The fund, which was launched in 2019 by the British Film Institute (BFI), made tens of millions of pounds available to local firms, contributing up to 50% of the production costs on projects to support the creation of new programming for children and young audiences aged up to 18.
The three-year pilot was part of the Department for Digital, Culture, Media and Sport’s (DCMS) Contestable Fund, and aimed to support free-to-access Ofcom regulated television and online platforms with new projects, while addressing a historic lack of investment in content creation for the age group.
In a statement, the BFI commented: “We are incredibly proud of what the BFI Young Audiences Content Fund has achieved in three years. It has given young people all over the UK the opportunity to watch and engage with original UK programming on free-to-access, regulated platforms, reflecting their lives, hopes and fears, and educating, entertaining and inspiring them.”

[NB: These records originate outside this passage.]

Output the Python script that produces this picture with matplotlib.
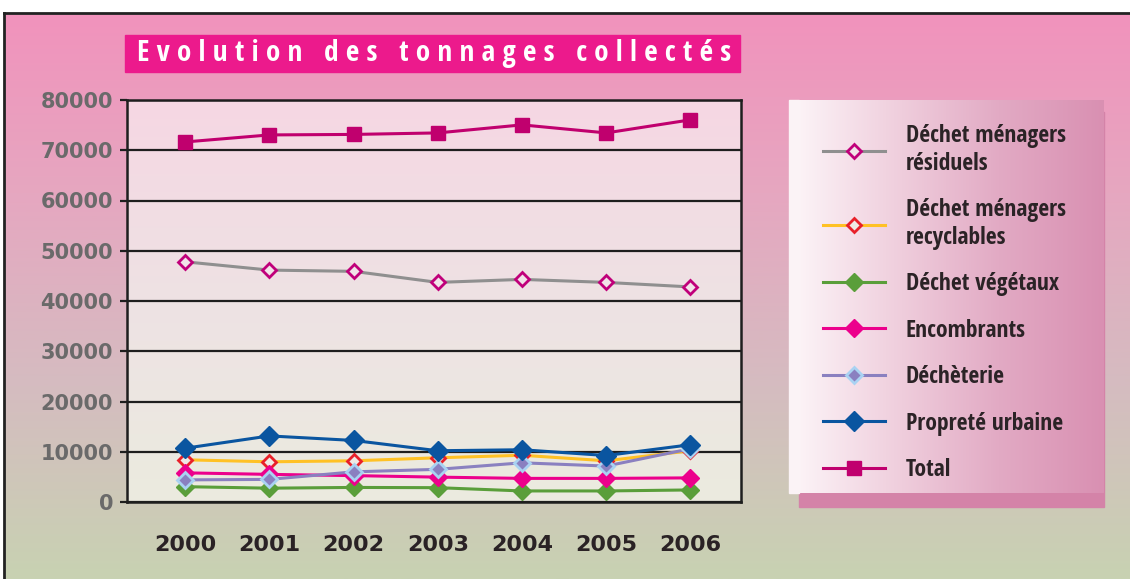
import numpy as np
import matplotlib
matplotlib.use("Agg")
import matplotlib.pyplot as plt
from matplotlib.colors import LinearSegmentedColormap
from matplotlib.patches import Rectangle

years = [2000, 2001, 2002, 2003, 2004, 2005, 2006]
residuels = [47800, 46150, 45900, 43700, 44300, 43700, 42800]
recyclables = [8400, 8000, 8200, 8800, 9300, 8200, 10200]
vegetaux = [3050, 2750, 2900, 2850, 2200, 2200, 2400]
encombrants = [5800, 5500, 5250, 4950, 4700, 4700, 4800]
decheterie = [4400, 4500, 6000, 6500, 7800, 7150, 10600]
proprete = [10700, 13150, 12250, 10200, 10400, 9250, 11400]
total = [71650, 73050, 73150, 73450, 75050, 73450, 76050]
yticks = [0, 10000, 20000, 30000, 40000, 50000, 60000, 70000, 80000]

title = "Evolution des tonnages collectés"
cond = ["Open Sans Condensed", "DejaVu Sans"]

W, H = 1130, 579
fig = plt.figure(figsize=(W / 100, H / 100), dpi=100)

def fx(px):
    return px / W

def fy(py):
    return 1 - py / H

# page background gradient
bg = fig.add_axes([0, 0, 1, 1], zorder=-10)
cm_bg = LinearSegmentedColormap.from_list("bg", ["#f291bc", "#e6a7c0", "#d5bcc0", "#c8d2b2"])
bg.imshow(np.linspace(0, 1, 256).reshape(-1, 1), cmap=cm_bg, aspect="auto", extent=[0, 1, 0, 1], zorder=0)
bg.add_patch(Rectangle((0, fy(13)), 1, 1, color="white"))
bg.add_patch(Rectangle((0, 0), fx(4), 1, color="white"))
bg.plot([fx(4), 1], [fy(13), fy(13)], color="#222222", lw=2)
bg.plot([fx(4), fx(4)], [0, fy(13)], color="#222222", lw=2)
bg.set_xlim(0, 1)
bg.set_ylim(0, 1)
bg.axis("off")

# title box
bg.add_patch(Rectangle((fx(125), fy(72)), fx(740) - fx(125), fy(35) - fy(72), color="#ec1a8c"))
spaced = "   ".join(" ".join(w) for w in title.split())
fig.text(fx(434), fy(53), spaced, color="white", fontsize=21, fontweight="bold",
         family=cond, ha="center", va="center")

# plot area
rect = [fx(127), fy(502), fx(741) - fx(127), fy(100) - fy(502)]
pbg = fig.add_axes(rect, zorder=-5)
cm_p = LinearSegmentedColormap.from_list("p", ["#f6d7e3", "#eee2e4", "#ebebdf"])
pbg.imshow(np.linspace(0, 1, 256).reshape(-1, 1), cmap=cm_p, aspect="auto", extent=[0, 1, 0, 1])
pbg.axis("off")

# legend panel (shadow + gradient front)
lp = fig.add_axes([0, 0, 1, 1], zorder=-4)
lp.add_patch(Rectangle((fx(799), fy(507)), fx(1104) - fx(799), fy(112) - fy(507), color="#d483a8", zorder=0))
cm_l = LinearSegmentedColormap.from_list("l", ["#fdf6f9", "#f0d0de", "#e2aac4", "#d990b2"])
lp.imshow(np.linspace(0, 1, 256).reshape(1, -1), cmap=cm_l, aspect="auto",
          extent=[fx(789), fx(1104), fy(493), fy(100)], zorder=1)
lp.add_patch(Rectangle((fx(789), fy(493)), fx(799) - fx(789), fy(100) - fy(493), color="#fbf3f6", zorder=2))
lp.set_xlim(0, 1)
lp.set_ylim(0, 1)
lp.axis("off")

ax = fig.add_axes(rect)
ax.patch.set_alpha(0)
lw = 2.2
ax.plot(years, residuels, color="#8f8f8f", lw=lw, marker="D", ms=7, mfc="#f1e3e8",
        mec="#c0007a", mew=2, label="Déchet ménagers\nrésiduels")
ax.plot(years, recyclables, color="#ffc125", lw=lw, marker="D", ms=7, mfc="#efe9e4",
        mec="#e8202a", mew=2, label="Déchet ménagers\nrecyclables")
ax.plot(years, vegetaux, color="#5a9e3a", lw=lw, marker="D", ms=9,
        label="Déchet végétaux")
ax.plot(years, encombrants, color="#ec008c", lw=lw, marker="D", ms=9,
        label="Encombrants")
ax.plot(years, decheterie, color="#8a80c0", lw=lw, marker="D", ms=8, mfc="#8a80c0",
        mec="#a9d2f2", mew=2, label="Déchèterie")
ax.plot(years, proprete, color="#0a55a0", lw=lw, marker="D", ms=10,
        label="Propreté urbaine")
ax.plot(years, total, color="#c0006e", lw=lw, marker="s", ms=10,
        label="Total")

ax.set_xlim(1999.31, 2006.6)
ax.set_ylim(0, 80000)
ax.set_yticks(yticks)
ax.set_yticklabels([str(v) for v in yticks])
ax.set_xticks(years)
ax.set_xticklabels([str(y) for y in years])
ax.grid(axis="y", color="#1e1e1e", lw=1.6)
ax.set_axisbelow(True)
for s in ax.spines.values():
    s.set_color("#1e1e1e")
    s.set_linewidth(1.8)
ax.tick_params(axis="y", direction="out", length=5, width=1.6, color="#1e1e1e", pad=5,
               labelsize=15, labelcolor="#6a6a6a")
ax.tick_params(axis="x", length=0, pad=24, labelsize=16, labelcolor="#2a2225")
for t in ax.get_yticklabels() + ax.get_xticklabels():
    t.set_fontweight("bold")

leg = ax.legend(loc="upper left", bbox_to_anchor=(fx(802), fy(103)), bbox_transform=fig.transFigure,
                frameon=False, numpoints=1, handlelength=2.6, handletextpad=0.9,
                labelspacing=0.95, prop={"family": cond, "weight": "bold", "size": 17})
for t in leg.get_texts():
    t.set_color("#2b2326")
    t.set_linespacing(1.2)

fig.savefig("out.png", dpi=100)
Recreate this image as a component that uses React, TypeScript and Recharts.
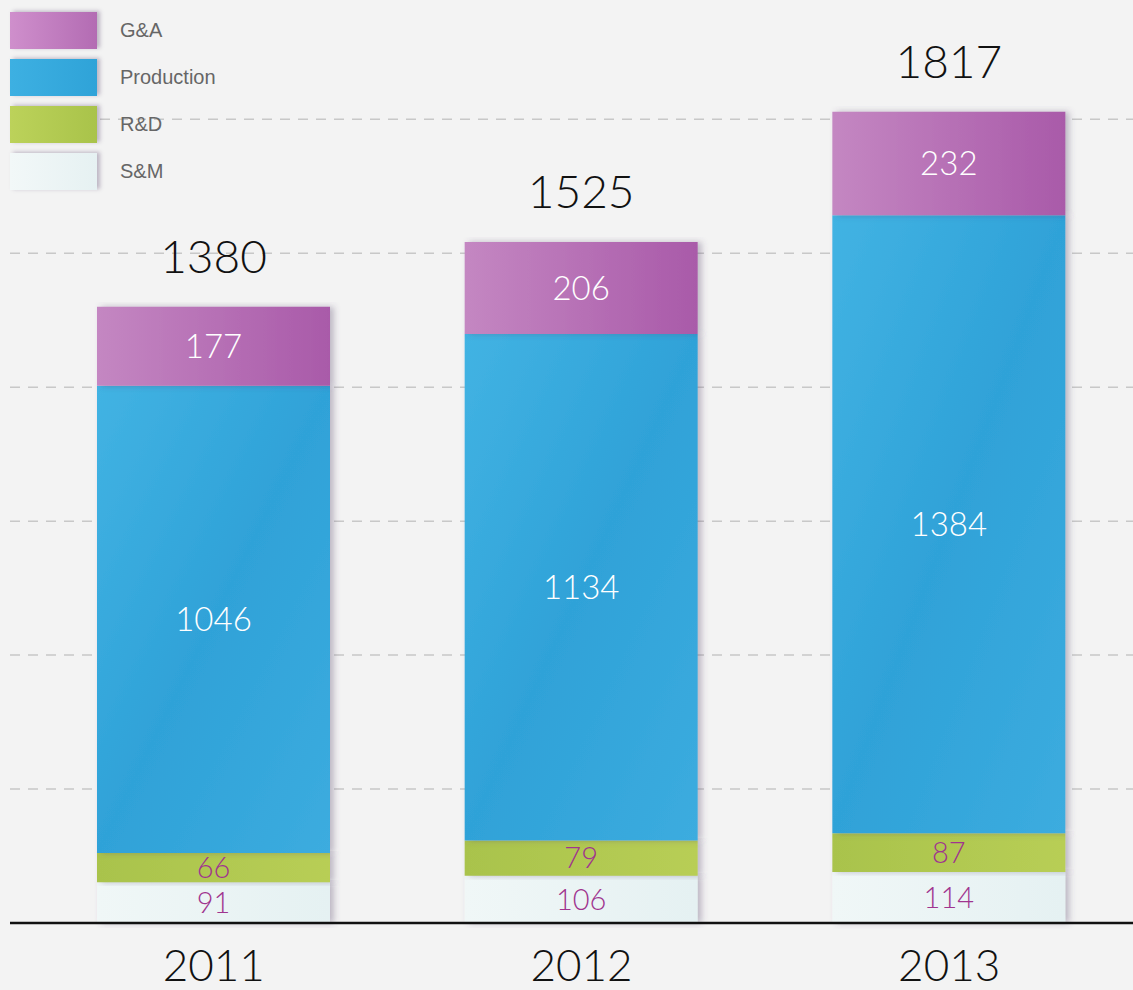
import { BarChart, Bar, XAxis, YAxis, CartesianGrid, LabelList } from 'recharts'

const years = ['2011', '2012', '2013']
const sm = [91, 106, 114]
const rd = [66, 79, 87]
const production = [1046, 1134, 1384]
const ga = [177, 206, 232]
const totals = [1380, 1525, 1817]
const gridTicks = [300, 600, 900, 1200, 1500, 1800]

const series = [
  { key: 'ga', name: 'G&A', swatch: 'linear-gradient(90deg,#cf8fcc,#b36cb3)' },
  { key: 'production', name: 'Production', swatch: 'linear-gradient(90deg,#3db0e2,#2fa3d8)' },
  { key: 'rd', name: 'R&D', swatch: 'linear-gradient(90deg,#bcd25a,#a9c34a)' },
  { key: 'sm', name: 'S&M', swatch: 'linear-gradient(90deg,#f2f8f8,#e6f1f2)' },
]

const data = years.map((year, i) => ({
  year, sm: sm[i], rd: rd[i], production: production[i], ga: ga[i], total: totals[i],
}))

const numFont = 'Lato, "DejaVu Sans", sans-serif'

const YearTick = ({ x, y, payload }: any) => (
  <text x={x} y={y + 50} textAnchor="middle" fontSize={44} fontFamily={numFont} fontWeight={300} fill="#111">
    {payload.value}
  </text>
)

const Legend = () => (
  <div style={{ position: 'absolute', left: 10, top: 7, fontFamily: '"Liberation Sans", Arial, sans-serif' }}>
    {series.map(s => (
      <div key={s.key} style={{ display: 'flex', alignItems: 'center', height: 47 }}>
        <div style={{ width: 87, height: 37, background: s.swatch, boxShadow: '3px -1px 4px rgba(90,70,110,0.35)' }} />
        <span style={{ marginLeft: 23, fontSize: 20, color: '#666' }}>{s.name}</span>
      </div>
    ))}
  </div>
)

export default function App() {
  return (
    <div style={{ position: 'absolute', left: 0, top: 0, width: 1133, height: 990, background: '#f3f3f3', overflow: 'hidden' }}>
      <BarChart width={1133} height={990} data={data} margin={{ top: 30, right: 0, bottom: 0, left: 10 }} barSize={233}>
        <defs>
          <linearGradient id="gGa" x1="0" y1="0" x2="1" y2="0">
            <stop offset="0%" stopColor="#c487c2" />
            <stop offset="100%" stopColor="#a95aa9" />
          </linearGradient>
          <linearGradient id="gProd" x1="0" y1="0" x2="1" y2="1">
            <stop offset="0%" stopColor="#42b3e3" />
            <stop offset="50%" stopColor="#2fa2d8" />
            <stop offset="100%" stopColor="#3cacdf" />
          </linearGradient>
          <linearGradient id="gRd" x1="0" y1="0" x2="1" y2="0">
            <stop offset="0%" stopColor="#a9c34c" />
            <stop offset="100%" stopColor="#b8ce55" />
          </linearGradient>
          <linearGradient id="gSm" x1="0" y1="0" x2="1" y2="0">
            <stop offset="0%" stopColor="#f0f7f7" />
            <stop offset="100%" stopColor="#e5f1f2" />
          </linearGradient>
          <filter id="paper" x="-5%" y="-5%" width="115%" height="115%">
            <feDropShadow dx="4" dy="0" stdDeviation="3" floodColor="#5a4670" floodOpacity="0.35" />
          </filter>
        </defs>
        <CartesianGrid vertical={false} syncWithTicks stroke="#c8c8c8" strokeDasharray="10 8" strokeWidth={1.5} />
        <YAxis hide domain={[0, 2000]} ticks={gridTicks} />
        <XAxis dataKey="year" height={67} padding={{ left: 20, right: 0 }} tickLine={false} axisLine={{ stroke: '#111', strokeWidth: 2.5 }} tick={<YearTick />} />
        <Bar dataKey="sm" stackId="a" fill="url(#gSm)" filter="url(#paper)" isAnimationActive={false}>
          <LabelList dataKey="sm" position="center" fill="#a0348f" fontSize={29} fontFamily={numFont} fontWeight={300} />
        </Bar>
        <Bar dataKey="rd" stackId="a" fill="url(#gRd)" filter="url(#paper)" isAnimationActive={false}>
          <LabelList dataKey="rd" position="center" fill="#a0348f" fontSize={29} fontFamily={numFont} fontWeight={300} />
        </Bar>
        <Bar dataKey="production" stackId="a" fill="url(#gProd)" filter="url(#paper)" isAnimationActive={false}>
          <LabelList dataKey="production" position="center" fill="#fff" fontSize={33} fontFamily={numFont} fontWeight={300} />
        </Bar>
        <Bar dataKey="ga" stackId="a" fill="url(#gGa)" filter="url(#paper)" isAnimationActive={false}>
          <LabelList dataKey="ga" position="center" fill="#fff" fontSize={33} fontFamily={numFont} fontWeight={300} />
          <LabelList dataKey="total" position="top" offset={34} fill="#111" fontSize={46} fontFamily={numFont} fontWeight={300} />
        </Bar>
      </BarChart>
      <Legend />
    </div>
  )
}
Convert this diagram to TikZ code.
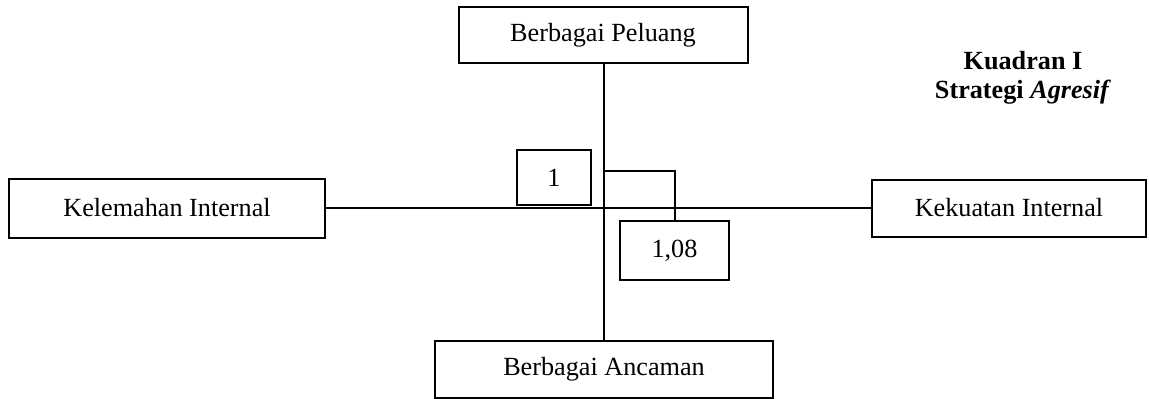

The BFI added that the fund had helped to support the UK’s production community and enabled “greater opportunity and creativity” on 144 development projects, while 55 productions had benefited, ranging from E4’s Teen First Dates to The World According The Grandpa on Milkshake!.
Caroline Roberts-Cherry, MD of Saffron Cherry Productions, which is behind The World According The Grandpa, told TBI in 2020 that the show “wouldn’t have happened” without the YACF support.
A total of 24 projects back by the YACF are still in production and set to air in the UK over the next two years.
The Children’s Media Foundation says that discontinuing the YACF is “a short-sighted failure on the part of the policy makers at the DCMS” and has called upon UK Secretary of State, Nadine Dorries, to reverse the decision.
Foundation chair Anna Home said that the YACF had “more than proved its worth” and warned that the UK faces “a definite decrease in the number and range of programmes being made for young people in the UK.”
She further cautioned that: “We could very quickly be back where we started three years ago – with the BBC as the only body commissioning content for children – and in fact it’s worse as the BBC is facing government-imposed budget cuts of its own over the next few years too.”
The Children’s Media Foundation previously spoke out against the DCMS last year when it announced plans to take back £13m from the YACF, reducing it from £57m to £44m. At the time it criticised the department’s decision as “petty-minded and illogical” and urged the government to extend the YACF for a fourth year and reinstate its full funding.